Pınar Pelin Giritlioğlu, a board member of the Chamber of City Planners of the Union of Chambers of Turkish Engineers and Architects (TMMOB), told Cumhuriyet that İstanbul’s 2009 provincial environmental plan had projected a population of 16 million for 2030, a threshold already exceeded.

Giritlioğlu said “unnatural” growth driven by mega projects outside planning targets had pushed the city beyond that framework and warned that projects such as Kanal İstanbul could add further pressure.

She said reverse migration had already begun among some students, white-collar workers, retirees and public employees, largely because İstanbul has become too expensive for many residents.

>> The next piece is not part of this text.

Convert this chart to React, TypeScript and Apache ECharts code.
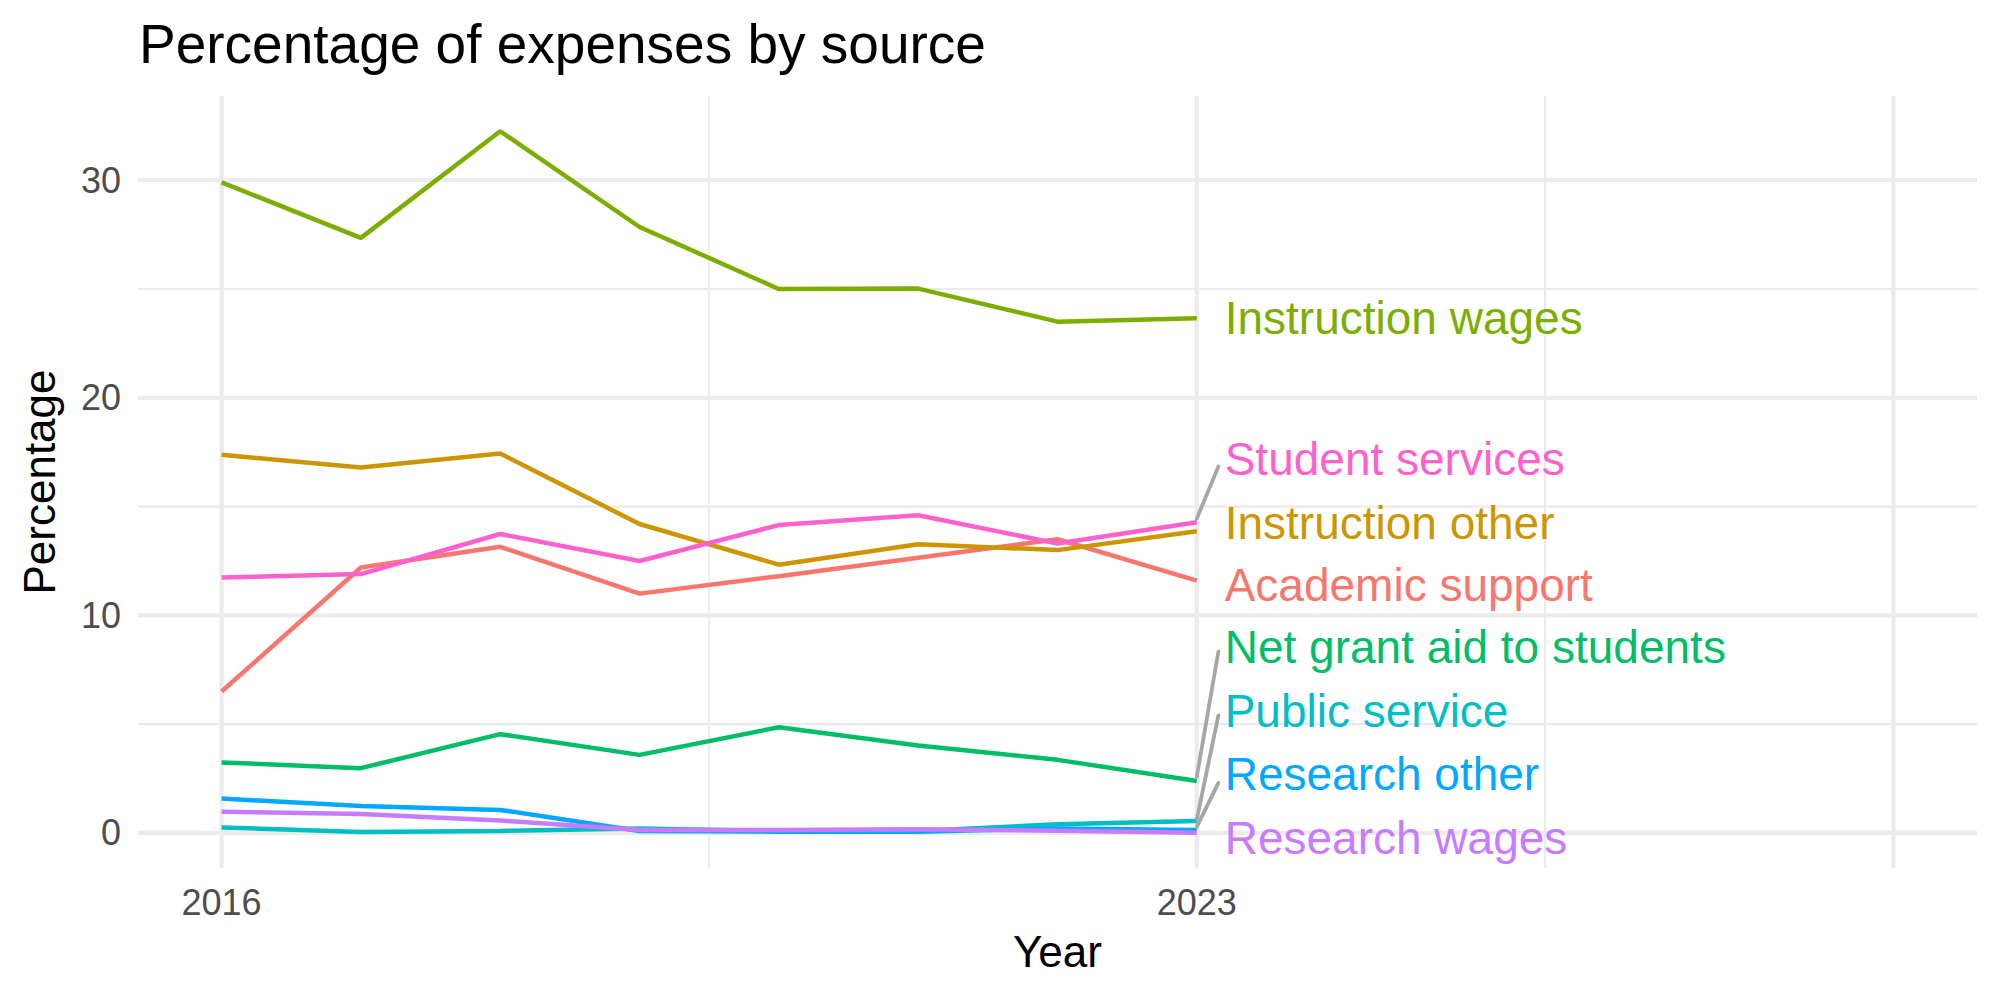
import React, { useEffect, useRef } from "react";
import * as echarts from "echarts";

// Yearly share of expenses (%) per source
const years = [2016, 2017, 2018, 2019, 2020, 2021, 2022, 2023];
const academicSupport = [6.5, 12.2, 13.15, 11.0, 11.8, 12.65, 13.5, 11.6];
const instructionOther = [17.38, 16.8, 17.44, 14.2, 12.33, 13.27, 13.0, 13.87];
const instructionWages = [29.9, 27.35, 32.25, 27.85, 25.0, 25.02, 23.5, 23.65];
const netGrantAid = [3.24, 2.98, 4.54, 3.59, 4.86, 4.02, 3.36, 2.39];
const publicService = [0.25, 0.05, 0.09, 0.21, 0.09, 0.09, 0.4, 0.55];
const researchOther = [1.58, 1.24, 1.06, 0.09, 0.06, 0.06, 0.21, 0.14];
const researchWages = [0.98, 0.87, 0.57, 0.14, 0.14, 0.17, 0.1, 0.01];
const studentServices = [11.74, 11.9, 13.74, 12.5, 14.15, 14.6, 13.3, 14.28];

const sourceNames = [
  "Academic support",
  "Instruction other",
  "Instruction wages",
  "Net grant aid to students",
  "Public service",
  "Research other",
  "Research wages",
  "Student services",
];
const sourceValues = [
  academicSupport,
  instructionOther,
  instructionWages,
  netGrantAid,
  publicService,
  researchOther,
  researchWages,
  studentServices,
];
const sourceColors = [
  "#F8766D",
  "#CD9600",
  "#7CAE00",
  "#00BE67",
  "#00BFC4",
  "#00A9FF",
  "#C77CFF",
  "#FF61CC",
];

// Repelled end-label heights (in %), same order as sourceNames
const labelHeights = [11.41, 14.25, 23.65, 8.54, 5.62, 2.71, -0.21, 17.18];
// Leader segments: [source index, start %, end %]
const leaders: [number, number, number][] = [
  [7, 14.45, 16.84],
  [3, 2.59, 8.34],
  [4, 0.64, 5.4],
  [5, 0.28, 2.3],
];

const xTicks = [2016, 2023];
const yTicks = [0, 10, 20, 30];
const xMajorGrid = [2016, 2023, 2028];
const xMinorGrid = [2019.5, 2025.5];
const yMajorGrid = [0, 10, 20, 30];
const yMinorGrid = [5, 15, 25];

const X_MIN = 2015.4;
const X_MAX = 2028.6;
const Y_MIN = -1.61;
const Y_MAX = 33.87;

const FONT = "'Liberation Sans', Arial, Helvetica, sans-serif";
const LABEL_X = 2023.2;
const LEADER_X = 2023.155;

export default function App() {
  const ref = useRef<HTMLDivElement>(null);

  useEffect(() => {
    if (!ref.current) return;
    const chart = echarts.init(ref.current, null, { renderer: "svg" });

    const gridLine = (data: number[][], width: number) => ({
      type: "line",
      data,
      z: 0,
      silent: true,
      showSymbol: false,
      symbol: "none",
      lineStyle: { color: "#EBEBEB", width },
      emphasis: { disabled: true },
    });

    const gridSeries = [
      ...xMinorGrid.map((v) => gridLine([[v, Y_MIN], [v, Y_MAX]], 2.2)),
      ...yMinorGrid.map((v) => gridLine([[X_MIN, v], [X_MAX, v]], 2.2)),
      ...xMajorGrid.map((v) => gridLine([[v, Y_MIN], [v, Y_MAX]], 4.2)),
      ...yMajorGrid.map((v) => gridLine([[X_MIN, v], [X_MAX, v]], 4.2)),
    ];

    const lineSeries = sourceNames.map((name, i) => ({
      type: "line",
      name,
      data: years.map((y, j) => [y, sourceValues[i][j]]),
      showSymbol: false,
      symbol: "none",
      z: 2,
      lineStyle: { color: sourceColors[i], width: 4.5 },
      itemStyle: { color: sourceColors[i] },
    }));

    const leaderSeries = leaders.map(([idx, from, to]) => ({
      type: "line",
      name: "leader-" + sourceNames[idx],
      data: [
        [years[years.length - 1], from],
        [LEADER_X, to],
      ],
      showSymbol: false,
      symbol: "none",
      z: 3,
      lineStyle: { color: "#A6A6A6", width: 3.8, cap: "round" },
    }));

    const labelSeries = {
      type: "scatter",
      symbolSize: 0,
      z: 4,
      itemStyle: { opacity: 1 },
      data: sourceNames.map((name, i) => ({
        name,
        value: [LABEL_X, labelHeights[i]],
        itemStyle: { color: sourceColors[i], opacity: 1 },
        label: { color: sourceColors[i], opacity: 1 },
      })),
      label: {
        show: true,
        position: "right",
        distance: 0,
        formatter: "{b}",
        fontSize: 46,
        fontFamily: FONT,
        opacity: 1,
      },
    };

    chart.setOption({
      animation: false,
      backgroundColor: "#ffffff",
      textStyle: { fontFamily: FONT },
      title: {
        text: "Percentage of expenses by source",
        left: 139,
        top: 16,
        padding: 0,
        textStyle: { fontSize: 55, fontWeight: "normal", color: "#000000", fontFamily: FONT },
      },
      grid: { left: 138, right: 23, top: 96, bottom: 132 },
      xAxis: {
        type: "value",
        min: X_MIN,
        max: X_MAX,
        name: "Year",
        nameLocation: "middle",
        nameGap: 61,
        nameTextStyle: { fontSize: 44, color: "#000000", fontFamily: FONT },
        axisLine: { show: false },
        axisTick: { show: false },
        splitLine: { show: false },
        axisLabel: {
          customValues: xTicks,
          fontSize: 36,
          color: "#4D4D4D",
          margin: 16,
          fontFamily: FONT,
          formatter: (v: number) => String(v),
        },
      },
      yAxis: {
        type: "value",
        min: Y_MIN,
        max: Y_MAX,
        name: "Percentage",
        nameLocation: "middle",
        nameGap: 77,
        nameTextStyle: { fontSize: 44, color: "#000000", fontFamily: FONT },
        axisLine: { show: false },
        axisTick: { show: false },
        splitLine: { show: false },
        axisLabel: {
          customValues: yTicks,
          fontSize: 36,
          color: "#4D4D4D",
          margin: 17,
          fontFamily: FONT,
          formatter: (v: number) => String(v),
        },
      },
      series: [...gridSeries, ...lineSeries, ...leaderSeries, labelSeries],
    });

    return () => chart.dispose();
  }, []);

  return (
    <div
      ref={ref}
      style={{ position: "fixed", left: 0, top: 0, width: 2000, height: 1000, background: "#fff" }}
    />
  );
}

Remote workers with the option to leave have also started moving out, she said.

“İstanbul has become very expensive for workers,” Giritlioğlu said, adding that the city, once attractive for public employees, has become a place many no longer want to be assigned.

She said the emerging tendency to leave İstanbul should be treated as a planning opportunity rather than an unmanaged crisis.

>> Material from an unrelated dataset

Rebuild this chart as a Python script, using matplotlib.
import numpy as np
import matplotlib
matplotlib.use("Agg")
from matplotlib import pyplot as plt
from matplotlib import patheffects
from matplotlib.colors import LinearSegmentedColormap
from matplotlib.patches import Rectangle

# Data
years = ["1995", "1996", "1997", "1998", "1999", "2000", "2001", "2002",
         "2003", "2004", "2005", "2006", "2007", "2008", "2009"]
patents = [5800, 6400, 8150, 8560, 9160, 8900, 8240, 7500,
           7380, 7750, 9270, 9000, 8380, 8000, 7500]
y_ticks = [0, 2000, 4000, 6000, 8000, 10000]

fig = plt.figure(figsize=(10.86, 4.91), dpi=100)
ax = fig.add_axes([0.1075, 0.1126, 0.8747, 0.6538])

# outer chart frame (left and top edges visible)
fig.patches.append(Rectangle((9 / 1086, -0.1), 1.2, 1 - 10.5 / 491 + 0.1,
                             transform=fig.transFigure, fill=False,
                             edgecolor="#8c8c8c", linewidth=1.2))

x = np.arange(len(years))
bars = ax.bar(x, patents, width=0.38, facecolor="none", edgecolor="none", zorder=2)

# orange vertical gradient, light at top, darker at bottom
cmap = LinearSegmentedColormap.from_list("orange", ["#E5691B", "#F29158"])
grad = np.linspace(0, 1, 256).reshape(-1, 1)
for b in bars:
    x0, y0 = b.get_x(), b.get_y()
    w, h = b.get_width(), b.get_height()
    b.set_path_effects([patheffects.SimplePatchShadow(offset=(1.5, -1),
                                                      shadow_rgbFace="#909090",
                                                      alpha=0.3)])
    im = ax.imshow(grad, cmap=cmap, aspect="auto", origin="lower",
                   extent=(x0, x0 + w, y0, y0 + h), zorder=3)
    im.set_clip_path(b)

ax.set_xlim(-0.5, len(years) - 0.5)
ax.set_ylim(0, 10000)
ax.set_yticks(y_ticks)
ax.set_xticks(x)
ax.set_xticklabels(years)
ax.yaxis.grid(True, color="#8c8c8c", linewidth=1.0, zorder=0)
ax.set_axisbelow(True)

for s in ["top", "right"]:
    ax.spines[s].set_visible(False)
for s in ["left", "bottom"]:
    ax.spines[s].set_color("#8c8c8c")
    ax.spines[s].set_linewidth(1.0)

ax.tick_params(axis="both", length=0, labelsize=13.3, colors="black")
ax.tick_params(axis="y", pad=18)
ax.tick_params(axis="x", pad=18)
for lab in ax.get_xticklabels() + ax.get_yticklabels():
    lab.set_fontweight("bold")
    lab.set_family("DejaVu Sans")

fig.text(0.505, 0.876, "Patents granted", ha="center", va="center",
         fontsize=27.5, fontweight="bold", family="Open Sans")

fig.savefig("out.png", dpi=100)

“The 20 million threshold is critical. İstanbul’s resources are no longer enough for its population,” Giritlioğlu said.

She also warned that any effort to reduce population pressure must be planned at the local, regional and national levels and should not turn into a process that displaces long-term residents in order to open space for wealthier newcomers.

“The first target should be to reduce the population gradually and in a planned way,” she said.

Water policy expert Dursun Yıldız, a member of the scientific board for the İstanbul Planning Agency’s environmental plan work, told Cumhuriyet that İstanbul’s water problem could no longer be treated as a narrow water-management issue.

A large share of the city’s water needs is met through inter-basin transfers, including systems that bring water from outside İstanbul’s own catchment areas. Yıldız said the European side of the city in particular faces pressure from rapid population growth, distorted urbanization and insufficient planning.

“The water problem in İstanbul is no longer only a water-management problem,” Yıldız said. “It has also become a spatial planning, population-density management and increasingly a reverse-migration management problem.”

He said land-use planning and water-resource planning must be handled together because transportation and construction projects can trigger new development, put pressure on water basins and weaken the natural structure of catchment areas.

As the city grows, Yıldız said, its water security becomes more dependent on supplies from other basins. He argued that the pressure could be reduced only by strengthening other Anatolian cities economically, distributing industry more evenly, supporting medium-sized cities and encouraging planned reverse migration.

Yıldız described reverse migration as a “national spatial balancing strategy,” particularly for İstanbul and Ankara, where population growth has put pressure on infrastructure and natural resources.

The debate also has a disaster-risk dimension. İstanbul sits near the North Anatolian Fault and is widely expected by scientists to face a major earthquake. Urban planners have long warned that high population density, congested transportation corridors and uneven access to safe housing could complicate evacuation, emergency response and recovery after a major quake.

Giritlioğlu said that in the event of the expected İstanbul earthquake, evacuating the population would be a major problem, making population pressure not only an urban comfort issue but also a disaster-management concern.

The experts stopped short of calling for rapid depopulation, arguing instead for planned economic and spatial policies: developing employment outside the city, strengthening medium-sized provinces, improving regional infrastructure and discouraging new projects that pull more people and capital into İstanbul.